- Born: Theodore Henry Geballe January 20, 1920 San Francisco, California, U.S.
- Died: October 23, 2021 (aged 101) Woodside, California, U.S.
- Other name: Ted Geballe
- Education: University of California, Berkeley
- Known for: Thermodynamics of semiconductors, High temperature superconductivity.
- Awards: Oliver E. Buckley Condensed Matter Prize (1970)
- Scientific career
- Fields: Condensed matter physics Materials science
- Workplaces: Stanford University Bell Labs
- Thesis: The thermodynamic and magnetic properties of single crystal cupric sulfate pentahydrate below 4K. (1950)
- Doctoral advisor: William Giauque

= Theodore H. Geballe =

American physicist (1920–2021)

Theodore Henry Geballe (January 20, 1920 – October 23, 2021) was an American physicist who was a professor of applied physics at Stanford University. He was known for his work on the synthesis of novel materials of interest to several areas of physics and many interdisciplinary sciences.

==Biography==
Theodore Geballe was born and brought up in a Jewish family in San Francisco, California, the son of Alice (Glaser) and Oscar Geballe. His grandfather left the Province of Posen in Prussia to move to the United States in about 1870. He attended the Galileo High School in San Francisco, graduating in 1937. Geballe then travelled across San Francisco Bay to attend college at the University of California, Berkeley. While still an undergraduate student at Berkeley, Geballe worked in William Giauque's lab to accurately measure the specific heat of gold.

In 1941, Geballe was called to active duty as an Army Ordnance Officer during the World War II. Geballe served in Australia, New Guinea and the Philippines and was responsible for maintaining guns.

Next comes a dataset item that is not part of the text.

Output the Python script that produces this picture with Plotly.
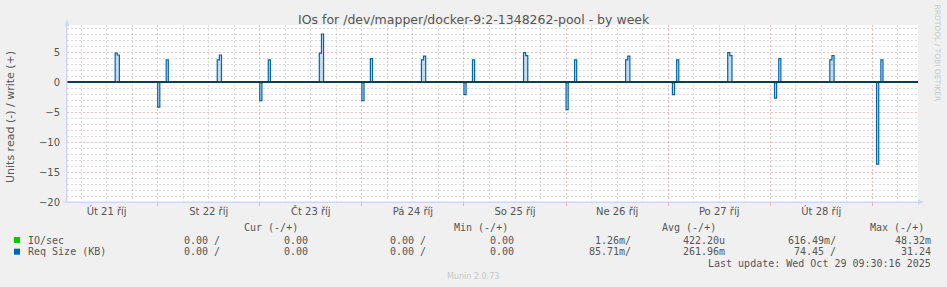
import plotly.graph_objects as go
import pandas as pd

# ---------------- data ----------------
TITLE = "IOs for /dev/mapper/docker-9:2-1348262-pool - by week"
Y_TITLE = "Units read (-) / write (+)"
X_START = "2025-10-21 02:41"
X_END = "2025-10-29 10:44"

day_ticks = ["2025-10-21 12:00", "2025-10-22 12:00", "2025-10-23 12:00", "2025-10-24 12:00",
             "2025-10-25 12:00", "2025-10-26 12:00", "2025-10-27 12:00", "2025-10-28 12:00"]
day_labels = ["Út 21 říj", "St 22 říj", "Čt 23 říj", "Pá 24 říj",
              "So 25 říj", "Ne 26 říj", "Po 27 říj", "Út 28 říj"]

# Req Size (KB) - write (+), non-zero 30 min samples
req_write_times = ["2025-10-21 14:00", "2025-10-21 14:30", "2025-10-22 02:00",
                   "2025-10-22 14:00", "2025-10-22 14:30", "2025-10-23 02:00",
                   "2025-10-23 14:00", "2025-10-23 14:30", "2025-10-24 02:00",
                   "2025-10-24 14:00", "2025-10-24 14:30", "2025-10-25 02:00",
                   "2025-10-25 14:00", "2025-10-25 14:30", "2025-10-26 02:00",
                   "2025-10-26 14:00", "2025-10-26 14:30", "2025-10-27 02:00",
                   "2025-10-27 14:00", "2025-10-27 14:30", "2025-10-28 02:00",
                   "2025-10-28 14:00", "2025-10-28 14:30", "2025-10-29 02:00"]
req_write_vals = [4.8, 4.5, 3.7,
                  3.7, 4.5, 3.7,
                  4.8, 8.0, 3.9,
                  3.7, 4.3, 3.7,
                  4.9, 4.4, 3.7,
                  3.7, 4.3, 3.7,
                  4.9, 4.4, 3.9,
                  3.7, 4.4, 3.7]

# Req Size (KB) - read (-), magnitudes
req_read_times = ["2025-10-22 00:00", "2025-10-23 00:00", "2025-10-24 00:00", "2025-10-25 00:00",
                  "2025-10-26 00:00", "2025-10-27 01:00", "2025-10-28 01:00", "2025-10-29 01:00"]
req_read_vals = [4.2, 3.1, 3.1, 2.1, 4.6, 2.1, 2.7, 13.7]

# IO/sec - read (-), magnitudes (tiny)
io_read_times = req_read_times
io_read_vals = [0.1, 0.2, 0.2, 0.2, 0.2, 0.2, 0.2, 0.1]

legend_names = ["IO/sec", "Req Size (KB)"]
legend_colors = ["#00cc00", "#0066b3"]
col_headers = ["Cur (-/+)", "Min (-/+)", "Avg (-/+)", "Max (-/+)"]
legend_cells = [
    ["0.00 /", "0.00", "0.00 /", "0.00", "1.26m/", "422.20u", "616.49m/", "48.32m"],
    ["0.00 /", "0.00", "0.00 /", "0.00", "85.71m/", "261.96m", "74.45 /", "31.24"],
]
LAST_UPDATE = "Last update: Wed Oct 29 09:30:16 2025"
MUNIN_VER = "Munin 2.0.73"
RRD_MARK = "RRDTOOL / TOBI OETIKER"

# ---------------- series ----------------
grid_t = pd.date_range("2025-10-21 02:30", "2025-10-29 11:00", freq="30min")


def series(times, vals, sign):
    s = pd.Series(0.0, index=grid_t)
    for t, v in zip(times, vals):
        s[pd.Timestamp(t)] = sign * v
    return s


io_write = series([], [], 1)
io_read = series(io_read_times, io_read_vals, -1)
rq_write = series(req_write_times, req_write_vals, 1)
rq_read = series(req_read_times, req_read_vals, -1)

# ---------------- layout helpers ----------------
W, H = 947, 287
L, R, T, B = 67, 29, 25, 85
PW, PH = W - L - R, H - T - B


def px(x):
    return (x - L) / PW


def py(y):
    return (H - B - y) / PH


TXT = "#555555"
AXIS_C = "#CFD6F8"
MAJ = "rgba(222,79,79,0.38)"
MIN = "rgba(143,143,143,0.32)"
DASH = "2px,2px"

fig = go.Figure()

for s, col in [(io_read, legend_colors[0]), (io_write, legend_colors[0])]:
    fig.add_trace(go.Scatter(x=s.index, y=s.values, mode="lines", line=dict(color=col, width=1.2, shape="hv"),
                             hoverinfo="skip", showlegend=False))
for s in [rq_read, rq_write]:
    fig.add_trace(go.Scatter(x=s.index, y=s.values, mode="lines",
                             line=dict(color=legend_colors[1], width=1.2, shape="hv"),
                             fill="tozeroy", fillcolor="rgba(110,170,220,0.4)",
                             hoverinfo="skip", showlegend=False))
# helper trace for the grid axis
fig.add_trace(go.Scatter(x=[X_START, X_END], y=[None, None], xaxis="x2", mode="lines",
                         hoverinfo="skip", showlegend=False))

fig.update_layout(
    width=W, height=H,
    margin=dict(l=L, r=R, t=T, b=B, pad=0),
    paper_bgcolor="#f0f0f0", plot_bgcolor="#ffffff",
    font=dict(family="DejaVu Sans", size=10, color=TXT),
    showlegend=False,
    xaxis=dict(type="date", range=[X_START, X_END], tickmode="array", tickvals=day_ticks,
               ticktext=day_labels, showgrid=False, zeroline=False, showline=True,
               linecolor=AXIS_C, linewidth=1, ticks="", tickfont=dict(size=10, color=TXT)),
    xaxis2=dict(type="date", range=[X_START, X_END], overlaying="x", anchor="y", side="bottom",
                tick0="2025-10-21 00:00", dtick=86400000, showgrid=True, gridcolor=MAJ,
                griddash=DASH, gridwidth=1, showticklabels=False, ticks="outside", ticklen=3,
                tickcolor=MAJ, showline=False, zeroline=False,
                minor=dict(tick0="2025-10-21 00:00", dtick=21600000, showgrid=True,
                           gridcolor=MIN, griddash=DASH, gridwidth=1, ticks="")),
    yaxis=dict(range=[-20, 9.5], tick0=0, dtick=5, showgrid=True, gridcolor=MAJ, griddash=DASH,
               gridwidth=1, zeroline=False, showline=True, linecolor=AXIS_C, linewidth=1,
               ticks="", ticklabelstandoff=4, tickfont=dict(size=10, color=TXT),
               minor=dict(dtick=1, showgrid=True, gridcolor=MIN, griddash=DASH, gridwidth=1)),
)

shapes = [
    dict(type="line", xref="paper", yref="y", x0=0, x1=1, y0=0, y1=0,
         line=dict(color="#000000", width=1), layer="above"),
    dict(type="line", xref="paper", yref="paper", x0=0, x1=0, y0=py(H - B), y1=py(21),
         line=dict(color=AXIS_C, width=1)),
    dict(type="line", xref="paper", yref="paper", x0=px(63), x1=px(920), y0=0, y1=0,
         line=dict(color=AXIS_C, width=1)),
    dict(type="path", xref="paper", yref="paper",
         path=f"M {px(64.5)},{py(26)} L {px(69.5)},{py(26)} L {px(67)},{py(19.5)} Z",
         fillcolor=AXIS_C, line=dict(color=AXIS_C, width=0)),
    dict(type="path", xref="paper", yref="paper",
         path=f"M {px(918)},{py(199.5)} L {px(918)},{py(204.5)} L {px(924)},{py(202)} Z",
         fillcolor=AXIS_C, line=dict(color=AXIS_C, width=0)),
]
row_y = [240, 251.7]
for i, col in enumerate(legend_colors):
    shapes.append(dict(type="rect", xref="paper", yref="paper",
                       x0=px(14), x1=px(20), y0=py(row_y[i] - 3), y1=py(row_y[i] + 3),
                       fillcolor=col, line=dict(width=0)))
fig.update_layout(shapes=shapes)

ann = []
MONO = "DejaVu Sans Mono"


def add_text(text, x, y, xanchor="center", size=10, color=TXT, family=MONO, angle=0):
    ann.append(dict(text=text, x=px(x), y=py(y), xref="paper", yref="paper", showarrow=False,
                    xanchor=xanchor, yanchor="middle", textangle=angle,
                    font=dict(family=family, size=size, color=color)))


add_text(TITLE, 473.5, 19, size=12.5, family="DejaVu Sans", color="#555555")
add_text(Y_TITLE, 10, 117, size=11, family="DejaVu Sans", angle=-90)
add_text(RRD_MARK, 937.5, 53, size=7.5, family="DejaVu Sans", color="#c8c8c8", angle=90)

header_right = [300, 510, 718, 926]
for h, xr in zip(col_headers, header_right):
    add_text(h, xr, 227.3, xanchor="right")
cell_right = [222, 310, 428, 516, 633, 727, 838, 933]
for i, name in enumerate(legend_names):
    add_text(name, 26, row_y[i], xanchor="left")
    for cell, xr in zip(legend_cells[i], cell_right):
        add_text(cell, xr, row_y[i], xanchor="right")
add_text(LAST_UPDATE, 933, 263.3, xanchor="right")
add_text(MUNIN_VER, 473, 276, size=8, family="DejaVu Sans", color="#c8c8c8")
fig.update_layout(annotations=ann)

fig.write_html("out.html")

After the war, Geballe returned to Berkeley as a graduate student of Giauque, receiving his PhD in chemistry in 1949 - the same year that Giauque won the Nobel Prize in Chemistry. In 1952, he moved to Bell Labs in Murray Hill, New Jersey. While at Bell labs, he worked on studying transport properties in semiconductors at very low temperatures, and also on studying properties of unconventional superconductors. In 1967, Geballe joined Stanford University as a professor in the newly founded department of applied physics as well as the department of materials science and engineering. Geballe was involved in research in the then-upcoming field of multilayered heterostructure materials.

Geballe served as the head of the department of applied physics at Stanford from 1975 to 1977, and was the director of the Center for Materials Research from 1978 to 1988.

In January 2020, Geballe's 100th birthday was marked by a celebratory conference.

==Awards and honors==
Geballe, along with Bernd Matthias won the 1970 Oliver E. Buckley Condensed Matter Prize awarded by the American Physical Society "for experiments that challenged theoretical understanding and opened up the technology of high-field superconductors." Geballe also won the 1991 Von Hippel Award by the Materials Research Society, and was made a member of the National Academy of Sciences in 1973.

In 1989, he received the Bernd T. Matthias Prize.

In 2000, the new Laboratory for Advanced Materials at Stanford was named "The Theodore H. Geballe Laboratory for Advanced Materials" in his honor.

==Personal life==
Geballe was married to Frances Koshland (1921–2019), daughter of Daniel E. Koshland Sr. and granddaughter of Abraham Haas. They have six children: Gordon Theodore Geballe, Alison Frances Geballe, Adam Phillip Geballe, Monica Ruth Geballe, Jennifer Corinne Geballe and Ernest Henry Geballe. He has 16 grandchildren and 10 great grandchildren.

He died at his home in Woodside, California, on October 23, 2021, at the age of 101.